WHAT YOU NEED TO DO →
Nothing but the lines from the one containing "Write the React, TypeScript" down to the one containing "277.5, 279.5, 280.5];", both included, should be echoed, and each exactly as it stands.

DATA SECTION →
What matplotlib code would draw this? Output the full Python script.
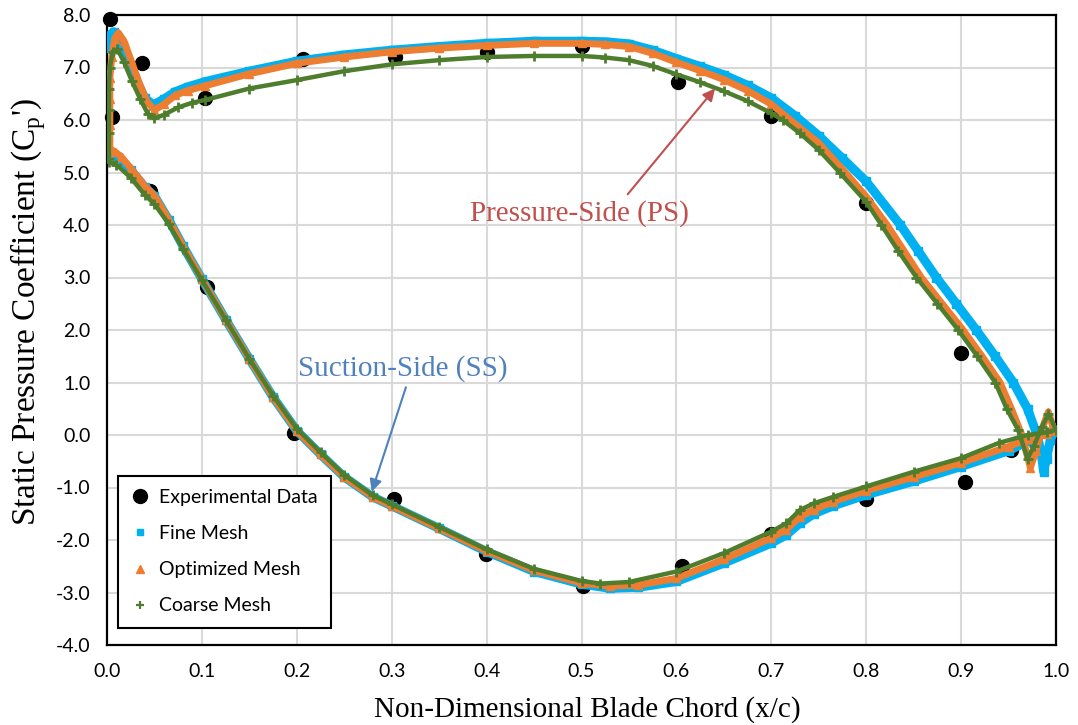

==

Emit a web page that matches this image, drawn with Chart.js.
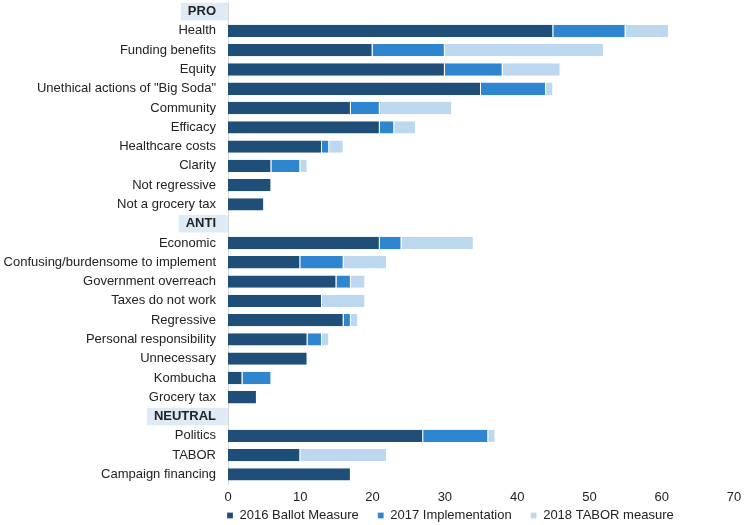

--

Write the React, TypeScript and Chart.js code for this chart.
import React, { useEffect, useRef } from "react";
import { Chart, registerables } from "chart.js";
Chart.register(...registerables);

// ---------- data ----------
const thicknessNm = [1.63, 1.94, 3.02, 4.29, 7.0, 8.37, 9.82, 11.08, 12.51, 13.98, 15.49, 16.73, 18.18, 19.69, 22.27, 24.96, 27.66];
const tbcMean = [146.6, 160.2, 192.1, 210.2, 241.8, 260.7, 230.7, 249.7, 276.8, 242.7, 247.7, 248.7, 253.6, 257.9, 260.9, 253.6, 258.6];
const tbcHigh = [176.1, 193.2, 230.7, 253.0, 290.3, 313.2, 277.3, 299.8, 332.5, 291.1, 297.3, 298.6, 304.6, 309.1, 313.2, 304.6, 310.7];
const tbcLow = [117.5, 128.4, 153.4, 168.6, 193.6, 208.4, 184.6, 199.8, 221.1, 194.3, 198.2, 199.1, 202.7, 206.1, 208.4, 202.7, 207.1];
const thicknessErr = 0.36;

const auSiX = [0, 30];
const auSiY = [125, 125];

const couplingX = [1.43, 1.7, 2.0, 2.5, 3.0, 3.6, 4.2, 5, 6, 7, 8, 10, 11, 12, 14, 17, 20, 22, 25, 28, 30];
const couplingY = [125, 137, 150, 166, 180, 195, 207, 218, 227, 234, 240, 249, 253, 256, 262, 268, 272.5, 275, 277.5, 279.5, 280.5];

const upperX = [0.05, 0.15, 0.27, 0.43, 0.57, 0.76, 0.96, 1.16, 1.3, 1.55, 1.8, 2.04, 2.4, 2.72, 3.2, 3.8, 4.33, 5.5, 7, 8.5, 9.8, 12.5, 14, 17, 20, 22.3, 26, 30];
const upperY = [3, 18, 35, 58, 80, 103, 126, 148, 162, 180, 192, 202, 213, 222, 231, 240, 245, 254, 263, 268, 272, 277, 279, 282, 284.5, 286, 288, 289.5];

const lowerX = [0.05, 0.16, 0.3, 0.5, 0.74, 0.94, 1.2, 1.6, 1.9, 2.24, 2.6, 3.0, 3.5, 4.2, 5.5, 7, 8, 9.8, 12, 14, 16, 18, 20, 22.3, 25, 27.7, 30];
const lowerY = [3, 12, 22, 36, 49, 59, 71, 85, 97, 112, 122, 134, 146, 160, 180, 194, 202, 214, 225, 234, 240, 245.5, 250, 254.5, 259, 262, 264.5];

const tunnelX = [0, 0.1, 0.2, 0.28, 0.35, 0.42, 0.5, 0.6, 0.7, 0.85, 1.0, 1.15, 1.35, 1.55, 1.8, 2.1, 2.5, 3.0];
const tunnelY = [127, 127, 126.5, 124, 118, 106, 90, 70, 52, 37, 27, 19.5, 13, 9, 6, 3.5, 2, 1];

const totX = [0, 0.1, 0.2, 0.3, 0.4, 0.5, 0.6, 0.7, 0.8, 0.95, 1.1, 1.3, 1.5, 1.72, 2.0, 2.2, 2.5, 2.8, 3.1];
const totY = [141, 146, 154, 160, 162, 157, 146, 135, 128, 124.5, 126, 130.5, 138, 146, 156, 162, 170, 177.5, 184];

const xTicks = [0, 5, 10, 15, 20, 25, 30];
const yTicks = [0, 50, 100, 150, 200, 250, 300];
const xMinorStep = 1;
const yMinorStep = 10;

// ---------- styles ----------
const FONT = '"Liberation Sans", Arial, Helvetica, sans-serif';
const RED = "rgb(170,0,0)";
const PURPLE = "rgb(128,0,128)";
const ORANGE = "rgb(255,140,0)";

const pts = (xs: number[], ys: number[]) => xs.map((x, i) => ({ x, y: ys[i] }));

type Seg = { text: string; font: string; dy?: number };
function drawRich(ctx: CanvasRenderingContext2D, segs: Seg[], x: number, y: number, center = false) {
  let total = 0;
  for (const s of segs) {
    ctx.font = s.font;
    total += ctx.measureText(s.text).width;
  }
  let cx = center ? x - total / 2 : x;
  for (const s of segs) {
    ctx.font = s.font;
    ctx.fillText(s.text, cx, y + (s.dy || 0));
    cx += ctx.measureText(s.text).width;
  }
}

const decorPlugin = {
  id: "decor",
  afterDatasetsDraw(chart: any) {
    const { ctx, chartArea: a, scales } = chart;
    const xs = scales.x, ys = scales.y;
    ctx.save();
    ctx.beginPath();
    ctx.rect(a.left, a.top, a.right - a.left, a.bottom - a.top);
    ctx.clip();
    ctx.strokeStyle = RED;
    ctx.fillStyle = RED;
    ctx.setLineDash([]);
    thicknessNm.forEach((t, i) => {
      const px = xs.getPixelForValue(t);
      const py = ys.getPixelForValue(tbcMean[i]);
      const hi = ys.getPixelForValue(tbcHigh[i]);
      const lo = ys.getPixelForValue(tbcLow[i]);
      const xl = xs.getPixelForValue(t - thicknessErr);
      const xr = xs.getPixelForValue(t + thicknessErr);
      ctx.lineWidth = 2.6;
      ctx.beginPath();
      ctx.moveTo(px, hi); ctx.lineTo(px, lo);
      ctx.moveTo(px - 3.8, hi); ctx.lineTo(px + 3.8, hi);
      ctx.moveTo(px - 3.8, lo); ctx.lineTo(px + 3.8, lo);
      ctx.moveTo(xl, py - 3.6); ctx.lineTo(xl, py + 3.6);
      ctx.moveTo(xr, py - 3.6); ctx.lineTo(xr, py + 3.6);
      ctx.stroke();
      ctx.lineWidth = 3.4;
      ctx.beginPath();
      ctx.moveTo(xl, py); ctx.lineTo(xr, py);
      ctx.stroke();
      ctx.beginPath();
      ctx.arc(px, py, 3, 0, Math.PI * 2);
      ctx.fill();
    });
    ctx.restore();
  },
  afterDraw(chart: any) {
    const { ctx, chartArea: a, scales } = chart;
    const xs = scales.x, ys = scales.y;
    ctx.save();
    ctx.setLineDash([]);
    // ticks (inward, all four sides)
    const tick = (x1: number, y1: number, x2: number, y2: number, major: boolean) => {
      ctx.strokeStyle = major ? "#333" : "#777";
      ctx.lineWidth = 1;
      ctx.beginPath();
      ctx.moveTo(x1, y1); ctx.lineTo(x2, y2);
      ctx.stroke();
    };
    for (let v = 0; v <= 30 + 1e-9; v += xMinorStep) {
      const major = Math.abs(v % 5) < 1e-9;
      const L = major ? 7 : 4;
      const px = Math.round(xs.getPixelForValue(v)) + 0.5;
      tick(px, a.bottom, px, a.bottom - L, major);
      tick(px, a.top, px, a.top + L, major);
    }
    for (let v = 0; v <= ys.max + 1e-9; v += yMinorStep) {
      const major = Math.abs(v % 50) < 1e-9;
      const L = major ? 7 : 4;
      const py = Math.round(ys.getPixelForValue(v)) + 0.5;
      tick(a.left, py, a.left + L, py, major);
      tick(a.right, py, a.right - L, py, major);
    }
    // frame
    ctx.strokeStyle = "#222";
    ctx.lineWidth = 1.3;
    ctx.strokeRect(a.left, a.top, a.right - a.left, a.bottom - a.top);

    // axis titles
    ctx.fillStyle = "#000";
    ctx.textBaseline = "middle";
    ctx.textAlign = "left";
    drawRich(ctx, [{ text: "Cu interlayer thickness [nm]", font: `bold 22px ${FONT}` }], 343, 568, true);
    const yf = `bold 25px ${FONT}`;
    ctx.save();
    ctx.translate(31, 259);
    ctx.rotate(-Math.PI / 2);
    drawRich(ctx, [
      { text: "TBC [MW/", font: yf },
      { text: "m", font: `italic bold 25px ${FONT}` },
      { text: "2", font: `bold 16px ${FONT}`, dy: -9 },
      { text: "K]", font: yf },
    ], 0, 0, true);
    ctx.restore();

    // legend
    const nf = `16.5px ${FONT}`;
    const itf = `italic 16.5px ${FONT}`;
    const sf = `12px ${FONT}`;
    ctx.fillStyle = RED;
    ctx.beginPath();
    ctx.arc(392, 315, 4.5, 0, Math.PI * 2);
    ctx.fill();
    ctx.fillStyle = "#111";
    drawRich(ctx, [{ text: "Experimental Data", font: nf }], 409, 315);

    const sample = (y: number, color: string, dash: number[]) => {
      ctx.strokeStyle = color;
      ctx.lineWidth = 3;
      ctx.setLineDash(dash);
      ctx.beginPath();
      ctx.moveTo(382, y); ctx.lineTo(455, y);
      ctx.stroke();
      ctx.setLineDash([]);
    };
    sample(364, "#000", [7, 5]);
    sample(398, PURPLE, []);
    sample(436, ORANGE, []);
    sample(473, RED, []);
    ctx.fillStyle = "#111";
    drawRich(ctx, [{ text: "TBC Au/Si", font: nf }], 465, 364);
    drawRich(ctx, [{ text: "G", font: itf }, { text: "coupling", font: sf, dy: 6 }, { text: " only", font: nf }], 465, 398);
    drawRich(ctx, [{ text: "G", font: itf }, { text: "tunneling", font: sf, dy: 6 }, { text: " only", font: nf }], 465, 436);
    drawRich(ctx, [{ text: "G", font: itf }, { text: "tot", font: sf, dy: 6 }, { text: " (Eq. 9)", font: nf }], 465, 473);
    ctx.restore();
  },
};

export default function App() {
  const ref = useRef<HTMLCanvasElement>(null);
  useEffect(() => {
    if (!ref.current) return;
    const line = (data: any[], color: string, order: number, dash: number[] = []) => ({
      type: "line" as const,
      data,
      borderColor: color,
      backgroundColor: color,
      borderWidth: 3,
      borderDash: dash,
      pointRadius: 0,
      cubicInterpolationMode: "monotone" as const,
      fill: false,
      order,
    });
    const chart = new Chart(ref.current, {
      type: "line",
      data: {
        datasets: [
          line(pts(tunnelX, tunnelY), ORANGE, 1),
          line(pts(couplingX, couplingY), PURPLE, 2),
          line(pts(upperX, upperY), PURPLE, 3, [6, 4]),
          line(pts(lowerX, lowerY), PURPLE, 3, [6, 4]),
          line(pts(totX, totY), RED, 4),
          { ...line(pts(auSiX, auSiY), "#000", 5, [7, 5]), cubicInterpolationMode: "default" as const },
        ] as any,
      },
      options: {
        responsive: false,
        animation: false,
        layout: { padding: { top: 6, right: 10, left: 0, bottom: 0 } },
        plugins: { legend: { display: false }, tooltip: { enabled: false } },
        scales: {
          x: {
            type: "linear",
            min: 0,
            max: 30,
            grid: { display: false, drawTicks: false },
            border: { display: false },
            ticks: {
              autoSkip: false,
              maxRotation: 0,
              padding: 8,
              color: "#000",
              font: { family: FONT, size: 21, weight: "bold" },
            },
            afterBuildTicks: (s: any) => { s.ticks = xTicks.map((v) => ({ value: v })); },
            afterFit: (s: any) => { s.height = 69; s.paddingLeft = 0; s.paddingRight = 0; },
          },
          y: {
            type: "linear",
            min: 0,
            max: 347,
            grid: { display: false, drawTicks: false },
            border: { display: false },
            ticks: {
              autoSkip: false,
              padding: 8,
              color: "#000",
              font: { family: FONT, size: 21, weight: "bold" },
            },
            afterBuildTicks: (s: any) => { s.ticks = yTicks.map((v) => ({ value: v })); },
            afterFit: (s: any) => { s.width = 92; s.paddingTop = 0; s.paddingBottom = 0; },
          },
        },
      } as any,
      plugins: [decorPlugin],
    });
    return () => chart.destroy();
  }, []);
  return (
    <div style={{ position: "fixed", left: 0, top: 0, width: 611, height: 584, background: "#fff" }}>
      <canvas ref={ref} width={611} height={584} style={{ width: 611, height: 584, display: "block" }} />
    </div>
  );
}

EXERCISE RESULT →
Write the React, TypeScript and Chart.js code for this chart.
import React, { useEffect, useRef } from "react";
import { Chart, registerables } from "chart.js";
Chart.register(...registerables);

// ---------- data ----------
const thicknessNm = [1.63, 1.94, 3.02, 4.29, 7.0, 8.37, 9.82, 11.08, 12.51, 13.98, 15.49, 16.73, 18.18, 19.69, 22.27, 24.96, 27.66];
const tbcMean = [146.6, 160.2, 192.1, 210.2, 241.8, 260.7, 230.7, 249.7, 276.8, 242.7, 247.7, 248.7, 253.6, 257.9, 260.9, 253.6, 258.6];
const tbcHigh = [176.1, 193.2, 230.7, 253.0, 290.3, 313.2, 277.3, 299.8, 332.5, 291.1, 297.3, 298.6, 304.6, 309.1, 313.2, 304.6, 310.7];
const tbcLow = [117.5, 128.4, 153.4, 168.6, 193.6, 208.4, 184.6, 199.8, 221.1, 194.3, 198.2, 199.1, 202.7, 206.1, 208.4, 202.7, 207.1];
const thicknessErr = 0.36;

const auSiX = [0, 30];
const auSiY = [125, 125];

const couplingX = [1.43, 1.7, 2.0, 2.5, 3.0, 3.6, 4.2, 5, 6, 7, 8, 10, 11, 12, 14, 17, 20, 22, 25, 28, 30];
const couplingY = [125, 137, 150, 166, 180, 195, 207, 218, 227, 234, 240, 249, 253, 256, 262, 268, 272.5, 275, 277.5, 279.5, 280.5];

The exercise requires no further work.